Objective: Starting at the first line of the listing below, repeat each line exactly until the line containing "m_180 = [36.8, 36.9, 36.3, 35.1, 35.3, 35.6, 35.2, 34.8]", which you include. Leave out pictures.

┌──

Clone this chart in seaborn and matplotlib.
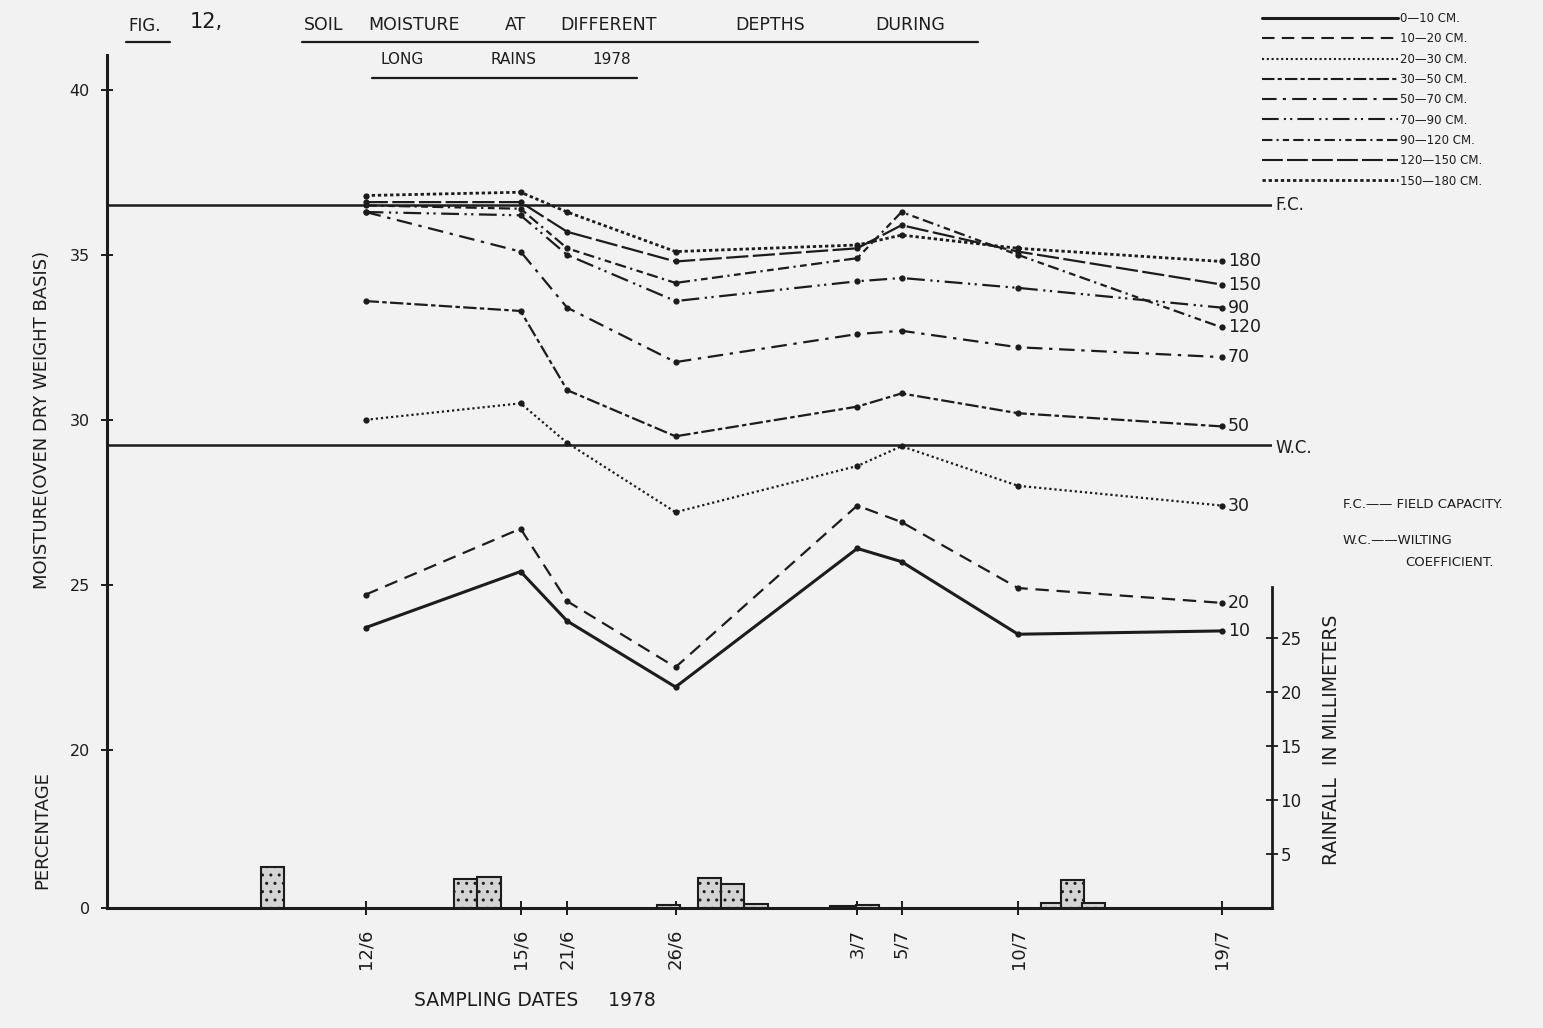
import numpy as np
import pandas as pd
import seaborn as sns
import matplotlib.pyplot as plt
from matplotlib.lines import Line2D

sns.set_theme(style="white")
plt.rcParams["font.family"] = ["DejaVu Sans"]

# sampling dates and where they sit along the hand-drawn date axis (0-100)
dates = ["12/6", "15/6", "21/6", "26/6", "3/7", "5/7", "10/7", "19/7"]
date_pos = [22.2, 35.5, 39.5, 48.8, 64.4, 68.2, 78.2, 95.7]

# percentage moisture at each depth
m_10 = [23.7, 25.4, 23.9, 21.9, 26.1, 25.7, 23.5, 23.6]
m_20 = [24.7, 26.7, 24.5, 22.5, 27.4, 26.9, 24.9, 24.45]
m_30 = [30.0, 30.5, 29.3, 27.2, 28.6, 29.2, 28.0, 27.4]
m_50 = [33.6, 33.3, 30.9, 29.5, 30.4, 30.8, 30.2, 29.8]
m_70 = [36.3, 35.1, 33.4, 31.75, 32.6, 32.7, 32.2, 31.9]
m_90 = [36.3, 36.2, 35.0, 33.6, 34.2, 34.3, 34.0, 33.4]
m_120 = [36.5, 36.4, 35.2, 34.15, 34.9, 36.3, 35.0, 32.8]
m_150 = [36.6, 36.6, 35.7, 34.8, 35.2, 35.9, 35.1, 34.1]
m_180 = [36.8, 36.9, 36.3, 35.1, 35.3, 35.6, 35.2, 34.8]

depths = ["0-10", "10-20", "20-30", "30-50", "50-70", "70-90", "90-120", "120-150", "150-180"]
legend_labels = ["0—10 CM.", "10—20 CM.", "20—30 CM.", "30—50 CM.", "50—70 CM.",
                 "70—90 CM.", "90—120 CM.", "120—150 CM.", "150—180 CM."]
end_labels = ["10", "20", "30", "50", "70", "90", "120", "150", "180"]

# daily rainfall (mm), left edge of each bar on the date axis
rain_pos = [13.2, 29.8, 31.8, 47.2, 50.7, 52.7, 54.7, 62.1, 64.3, 80.2, 81.9, 83.7]
rain_mm = [3.8, 2.7, 2.9, 0.25, 2.8, 2.2, 0.4, 0.2, 0.3, 0.5, 2.6, 0.5]

fc_level = 36.5
wc_level = 29.25

series = [m_10, m_20, m_30, m_50, m_70, m_90, m_120, m_150, m_180]
df = pd.DataFrame({
    "pos": date_pos * len(series),
    "moisture": np.concatenate(series),
    "depth": np.repeat(depths, len(date_pos)),
})

ink = "#1c1c1c"
paper = "#f2f2f2"
W, H = 1543, 1028


def px(x):
    return x / W


def py(y):
    return 1 - y / H


dash_map = {
    "0-10": "",
    "10-20": (6, 3.5),
    "20-30": (1, 1.3),
    "30-50": (6, 1.5, 2, 1.5),
    "50-70": (7, 3, 1.5, 3),
    "70-90": (8, 2.5, 1, 2, 1, 2.5),
    "90-120": (5, 2, 1, 2, 3, 2),
    "120-150": (10, 2),
    "150-180": (1.2, 1),
}
widths = {"0-10": 2.2, "150-180": 2.0}


# the moisture axis is squeezed below 20 %
def fwd(v):
    v = np.asarray(v, dtype=float)
    return np.where(v < 20, v * 0.24, v - 15.2)


def inv(u):
    u = np.asarray(u, dtype=float)
    return np.where(u < 4.8, u / 0.24, u + 15.2)


fig = plt.figure(figsize=(W / 100, H / 100), dpi=100, facecolor=paper)
ax = fig.add_axes([px(107), py(908), (1272 - 107) / W, (908 - 55) / H])
ax.set_facecolor(paper)
ax.set_yscale("function", functions=(fwd, inv))

sns.lineplot(data=df, x="pos", y="moisture", style="depth", style_order=depths,
             dashes=dash_map, markers={d: "o" for d in depths}, color=ink,
             linewidth=1.6, markersize=4.5, markeredgewidth=0, legend=False,
             sort=False, estimator=None, ax=ax)
for line, d in zip(ax.get_lines(), depths):
    line.set_linewidth(widths.get(d, 1.6))

ax.axhline(fc_level, color=ink, lw=1.8)
ax.axhline(wc_level, color=ink, lw=1.8)
ax.text(100.3, fc_level, "F.C.", va="center", ha="left", fontsize=12, color=ink, clip_on=False)
ax.text(100.3, wc_level - 0.1, "W.C.", va="center", ha="left", fontsize=12, color=ink, clip_on=False)

for lab, s in zip(end_labels, series):
    ax.text(96.2, s[-1], lab, va="center", ha="left", fontsize=12.5, color=ink, clip_on=False)

ax.set_xlim(0, 100)
ax.set_ylim(0, 41.06)
ax.set_yticks([0, 20, 25, 30, 35, 40])
ax.set_xticks(date_pos, dates, rotation=90)
ax.tick_params(axis="y", left=True, direction="inout", length=9, width=1.4,
               labelsize=11.5, pad=8, colors=ink)
ax.tick_params(axis="x", bottom=True, direction="inout", length=10, width=1.4,
               labelsize=13, pad=10, colors=ink)
ax.set_xlabel("")
ax.set_ylabel("")
for side in ["top", "right"]:
    ax.spines[side].set_visible(False)
for side in ["left", "bottom"]:
    ax.spines[side].set_color(ink)
    ax.spines[side].set_linewidth(2.2)

# rainfall on its own scale
ax2 = ax.twinx()
ax2.bar(rain_pos, rain_mm, width=2.0, align="edge", facecolor="#d4d4d4",
        edgecolor=ink, linewidth=1.5, hatch="..")
ax2.set_ylim(0, 79)
ax2.set_yticks([5, 10, 15, 20, 25])
ax2.spines["right"].set_bounds(0, 29.7)
ax2.spines["right"].set_color(ink)
ax2.spines["right"].set_linewidth(2.0)
for side in ["top", "left", "bottom"]:
    ax2.spines[side].set_visible(False)
ax2.tick_params(axis="y", right=True, direction="inout", length=8, width=1.3,
                labelsize=12, pad=2, colors=ink)
ax2.set_ylabel("RAINFALL  IN MILLIMETERS", fontsize=13.5, color=ink)
ax2.yaxis.set_label_coords(1.043, 0.197)

# titles and axis captions
fig.text(px(128), py(26), "FIG.", fontsize=12, color=ink, va="center")
fig.text(px(190), py(22), "12,", fontsize=15, color=ink, va="center")
for word, x in zip(["SOIL", "MOISTURE", "AT", "DIFFERENT", "DEPTHS", "DURING"],
                   [304, 368, 505, 560, 735, 875]):
    fig.text(px(x), py(25), word, fontsize=12.5, color=ink, va="center")
for word, x in zip(["LONG", "RAINS", "1978"], [380, 490, 592]):
    fig.text(px(x), py(60), word, fontsize=11, color=ink, va="center")
fig.add_artist(Line2D([px(126), px(170)], [py(42), py(42)], color=ink, lw=1.6))
fig.add_artist(Line2D([px(302), px(978)], [py(42), py(42)], color=ink, lw=1.6))
fig.add_artist(Line2D([px(372), px(637)], [py(78), py(78)], color=ink, lw=1.6))

fig.text(px(42), py(830), "PERCENTAGE", rotation=90,
         fontsize=13, color=ink, ha="center", va="center")
fig.text(px(42), py(420), "MOISTURE(OVEN DRY WEIGHT BASIS)", rotation=90,
         fontsize=13, color=ink, ha="center", va="center")
fig.text(px(535), py(1000), "SAMPLING DATES     1978", fontsize=13.5, color=ink,
         ha="center", va="center")

# key to the depth lines
handles = []
for d in depths:
    style = "-" if dash_map[d] == "" else (0, dash_map[d])
    handles.append(Line2D([], [], color=ink, lw=widths.get(d, 1.5), linestyle=style))
fig.legend(handles, legend_labels, loc="upper left", bbox_to_anchor=(px(1262), py(12)),
           frameon=False, fontsize=8.5, handlelength=11.5, handletextpad=0.2,
           labelspacing=0.62, borderaxespad=0, borderpad=0, labelcolor=ink)

fig.text(px(1343), py(505), "F.C.—— FIELD CAPACITY.", fontsize=9.5, color=ink, va="center")
fig.text(px(1343), py(540), "W.C.——WILTING", fontsize=9.5, color=ink, va="center")
fig.text(px(1405), py(562), "COEFFICIENT.", fontsize=9.5, color=ink, va="center")

fig.savefig("out.png", dpi=100, facecolor=paper)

└──

Final result:
Clone this chart in seaborn and matplotlib.
import numpy as np
import pandas as pd
import seaborn as sns
import matplotlib.pyplot as plt
from matplotlib.lines import Line2D

sns.set_theme(style="white")
plt.rcParams["font.family"] = ["DejaVu Sans"]

# sampling dates and where they sit along the hand-drawn date axis (0-100)
dates = ["12/6", "15/6", "21/6", "26/6", "3/7", "5/7", "10/7", "19/7"]
date_pos = [22.2, 35.5, 39.5, 48.8, 64.4, 68.2, 78.2, 95.7]

# percentage moisture at each depth
m_10 = [23.7, 25.4, 23.9, 21.9, 26.1, 25.7, 23.5, 23.6]
m_20 = [24.7, 26.7, 24.5, 22.5, 27.4, 26.9, 24.9, 24.45]
m_30 = [30.0, 30.5, 29.3, 27.2, 28.6, 29.2, 28.0, 27.4]
m_50 = [33.6, 33.3, 30.9, 29.5, 30.4, 30.8, 30.2, 29.8]
m_70 = [36.3, 35.1, 33.4, 31.75, 32.6, 32.7, 32.2, 31.9]
m_90 = [36.3, 36.2, 35.0, 33.6, 34.2, 34.3, 34.0, 33.4]
m_120 = [36.5, 36.4, 35.2, 34.15, 34.9, 36.3, 35.0, 32.8]
m_150 = [36.6, 36.6, 35.7, 34.8, 35.2, 35.9, 35.1, 34.1]
m_180 = [36.8, 36.9, 36.3, 35.1, 35.3, 35.6, 35.2, 34.8]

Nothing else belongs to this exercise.